The 21-year old Pimentel was much more heavily touted entering the 2011 season but has since faded a bit due to an 0-10 start to 2011 with a 9.46 ERA across High-A and Double-A. He’s failed to make it out of the third inning in his last six games. Regardless, he’s projected to be a major-league #3 starter and has a solid four-pitch repertoire. Meanwhile, Doubront has emerged this season, performing well at Triple-A Pawtucket and could play a factor out of a major-league bullpen this fall, although he projects to be a starter.
With the Mets looking for prospect depth in the outfield or middle infield, the Red Sox would likely add in someone like 2B Oscar Tejada or OF Bryce Brentz. Tejeda is a bat-first middle infielder who looks to have a tough time breaking into Boston behind Dustin Pedroia, Jed Lowrie and SS prospect Jose Iglesias. Tejeda projects to be a major-league average shortstop who will hit for a solid average and a little pop.
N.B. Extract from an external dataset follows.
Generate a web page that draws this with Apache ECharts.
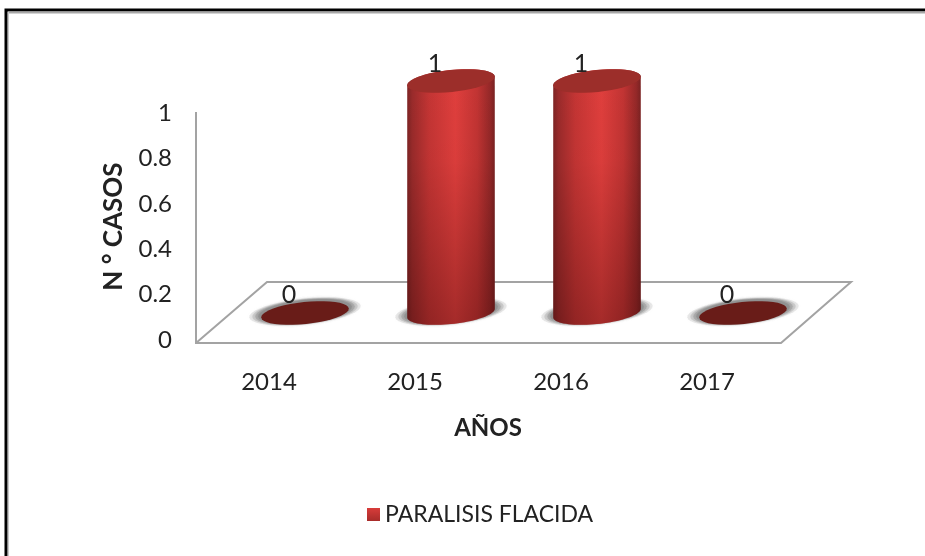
<!DOCTYPE html>
<html><head><meta charset="utf-8">
<style>html,body{margin:0;padding:0;background:#fff}#c{width:925px;height:556px}</style>
<script src="https://cdn.jsdelivr.net/npm/echarts@6/dist/echarts.min.js"></script>
</head><body><div id="c"></div>
<script>
const categories = ['2014', '2015', '2016', '2017'];
const casos = [0, 1, 1, 0];
const yTicks = [0, 0.2, 0.4, 0.6, 0.8, 1];
const seriesName = 'PARALISIS FLACIDA';
const font = 'Lato';

const depthX = 36, depthY = 27, rx = 44, ry = 11, tilt = -6 * Math.PI / 180;

function ell(cx, cy, a, b, t) {
  return [cx + a * Math.cos(t) * Math.cos(tilt) - b * Math.sin(t) * Math.sin(tilt),
          cy + a * Math.cos(t) * Math.sin(tilt) + b * Math.sin(t) * Math.cos(tilt)];
}
function arc(cx, cy, a, b, from, to) {
  const p = [];
  for (let i = 0; i <= 40; i++) p.push(ell(cx, cy, a, b, from + (to - from) * i / 40));
  return p;
}
const t0 = Math.atan2(-ry * Math.sin(tilt), rx * Math.cos(tilt));

function renderFloor(params, api) {
  if (params.dataIndex !== 0) return null;
  const cs = params.coordSys;
  const l = cs.x, r = cs.x + cs.width, t = cs.y, b = cs.y + cs.height;
  const style = {stroke: '#a3a3a3', lineWidth: 2, fill: 'none'};
  return {type: 'group', silent: true, children: [
    {type: 'polyline', shape: {points: [[l, t - 1], [l, b + 3], [r + 1, b + 3], [r + 71, b - 58], [l + 71, b - 58], [l, b + 3]]}, style}
  ]};
}
function renderCyl(params, api) {
  const v = api.value(1);
  const base = api.coord([api.value(0), 0]);
  const head = api.coord([api.value(0), v]);
  const cx = base[0] + depthX, by = base[1] - depthY;
  const ty = head[1] - depthY - 5 * v;
  const kids = [];
  [[56, 13, 'rgba(170,170,170,0.25)'], [53, 12.5, 'rgba(160,160,160,0.35)'], [50, 12, 'rgba(150,150,150,0.5)'], [47, 11.5, 'rgba(140,140,140,0.7)']].forEach(s => {
    kids.push({type: 'polygon', silent: true, shape: {points: arc(cx, by - 1.5, s[0], s[1], 0, Math.PI * 2)},
      style: {fill: s[2], shadowBlur: 3, shadowColor: s[2]}});
  });
  if (v > 0) {
    const pts = arc(cx, by, rx, ry, t0, t0 + Math.PI).concat(arc(cx, ty, rx, ry, t0 + Math.PI, t0 + 2 * Math.PI));
    kids.push({type: 'polygon', shape: {points: pts}, style: {
      fill: new echarts.graphic.LinearGradient(0, 0, 1, 0, [
        {offset: 0, color: '#7e2424'}, {offset: 0.06, color: '#9a2b2b'}, {offset: 0.25, color: '#c43534'},
        {offset: 0.55, color: '#e03f3d'}, {offset: 0.8, color: '#c23433'}, {offset: 0.95, color: '#942828'}, {offset: 1, color: '#7a2222'}])}});
    kids.push({type: 'polygon', silent: true, shape: {points: pts}, style: {
      fill: new echarts.graphic.LinearGradient(0, 0, 0, 1, [
        {offset: 0, color: 'rgba(40,0,0,0)'}, {offset: 0.35, color: 'rgba(40,0,0,0.03)'}, {offset: 1, color: 'rgba(40,0,0,0.32)'}])}});
    kids.push({type: 'polygon', shape: {points: arc(cx, ty, rx, ry, 0, Math.PI * 2)}, style: {fill: '#9c2e2a'}});
  } else {
    kids.push({type: 'polygon', shape: {points: arc(cx, by, rx, ry, 0, Math.PI * 2)}, style: {fill: '#691c18'}});
  }
  kids.push({type: 'text', silent: true, x: head[0] + 20, y: head[1] - 45 - 4 * v,
    style: {text: String(v), font: '25px ' + font, fill: '#222', align: 'center', verticalAlign: 'middle'}});
  return {type: 'group', children: kids};
}

const chart = echarts.init(document.getElementById('c'), null, {renderer: 'canvas'});
chart.setOption({
  animation: false,
  backgroundColor: '#fff',
  textStyle: {fontFamily: font},
  graphic: [
    {type: 'rect', silent: true, shape: {x: 6, y: 10, width: 940, height: 600},
     style: {fill: 'none', stroke: '#000', lineWidth: 3}},
    {type: 'line', silent: true, shape: {x1: 8, y1: 12.5, x2: 925, y2: 12.5},
     style: {stroke: '#a8a8a8', lineWidth: 2}},
    {type: 'line', silent: true, shape: {x1: 8.5, y1: 12, x2: 8.5, y2: 556},
     style: {stroke: '#c8c8c8', lineWidth: 1}}
  ],
  legend: {left: 362, top: 498, icon: 'rect', itemWidth: 13, itemHeight: 13, itemGap: 7,
    data: [seriesName], selectedMode: false,
    textStyle: {fontFamily: font, fontSize: 23, color: '#222'}},
  grid: {left: 196, width: 584, top: 113, height: 227, containLabel: false},
  xAxis: {type: 'category', data: categories, name: 'AÑOS', nameLocation: 'middle', nameGap: 76,
    nameTextStyle: {fontFamily: font, fontSize: 24, fontWeight: 'bold', color: '#222'},
    axisLine: {show: false}, axisTick: {show: false}, splitLine: {show: false},
    axisLabel: {fontFamily: font, fontSize: 24, color: '#222', margin: 30}},
  yAxis: {type: 'value', min: 0, max: 1, interval: 0.2, name: 'N ° CASOS', nameLocation: 'middle', nameGap: 69,
    nameTextStyle: {fontFamily: font, fontSize: 26, fontWeight: 'bold', color: '#222'},
    axisLine: {show: false}, axisTick: {show: false}, splitLine: {show: false},
    axisLabel: {fontFamily: font, fontSize: 24, color: '#222', margin: 24,
      formatter: v => yTicks.includes(+v.toFixed(1)) ? String(+v.toFixed(1)) : ''}},
  series: [
    {type: 'custom', name: 'floor', renderItem: renderFloor, silent: true, z: 1, data: casos.map((v, i) => [i, v]), encode: {x: 0, y: 1}},
    {type: 'custom', name: seriesName, renderItem: renderCyl, z: 2, data: casos.map((v, i) => [i, v]), encode: {x: 0, y: 1},
     itemStyle: {color: new echarts.graphic.LinearGradient(0, 0, 0, 1, [{offset: 0, color: '#d83c3a'}, {offset: 1, color: '#a82c2a'}])}}
  ]
});
</script></body></html>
Bryce Brentz, a 2010 supplemental first rounder, has emerged as a legitimate corner outfield prospect in 2011 batting .329 with 20 homers across Low-A and High-A. The former pitching prospect has a solid arm for right field and could progress to the majors faster than expected. Brentz has the higher ceiling and would make sense included alongside Doubront.
With the Rays sitting five games back of New York in the AL Wild Card, the time to bolster the team's chances for the postseason is now. Yesterday, executive VP Andrew Friedman was quoted saying they would be willing to acquire a rental player for the last two months and have “a really deep system” that allows them to move a mid-tier prospect for an immediate impact player.
Based on the front office’s track record, the Rays are far more likely to shed salary than take on more, meaning a Beltran to Tampa Bay deal would likely require the Mets to eat the $6 million. If that’s the case, the Rays could assemble a two-player package without taking much of a hit or they could simply go one-for-one offering up one of their mid-tier pitching prospects, southpaw Alex Torres or righty Alex Colome. Either player should be enough and would keep elite pitching prospects, Matt Moore, Chris Archer and Jake McGee, although New York would certainly bring up their names in primary discussion.
Alex Torres was one of the pieces that came back from the Angels in the 2009 Scott Kazmir trade. Command issues (and the pitching log-jam in Tampa) has kept Torres down at Triple-A Durham in 2011 where he has posted a solid 3.23 ERA and 9.4 K/9 but also a 4.8 BB/9.
On the other hand, 22-year-old righty Alex Colome is only down in High-A Charlotte but one could argue he’s even more major-league ready than Torres. Colome has great raw stuff including a plus fastball and a power curve that also projects to be a plus pitch. He’s struck out batters at a K/9 rate above 9.0 in each of his last four minor league seasons, and sits at a more than respectable 7.9 in 2011. He struggles with command at times (3.7 BB/9) but could very well be a frontline starter in the future or relief ace even sooner. Colome looks to have the higher ceiling compared to Torres, and would be more likely to be traded for Beltran.
If just Torres or Colome is not enough, a low-tier hitter like outfielders Ty Morrison, Todd Glaesmann or second baseman Ryan Brett could be added into the deal.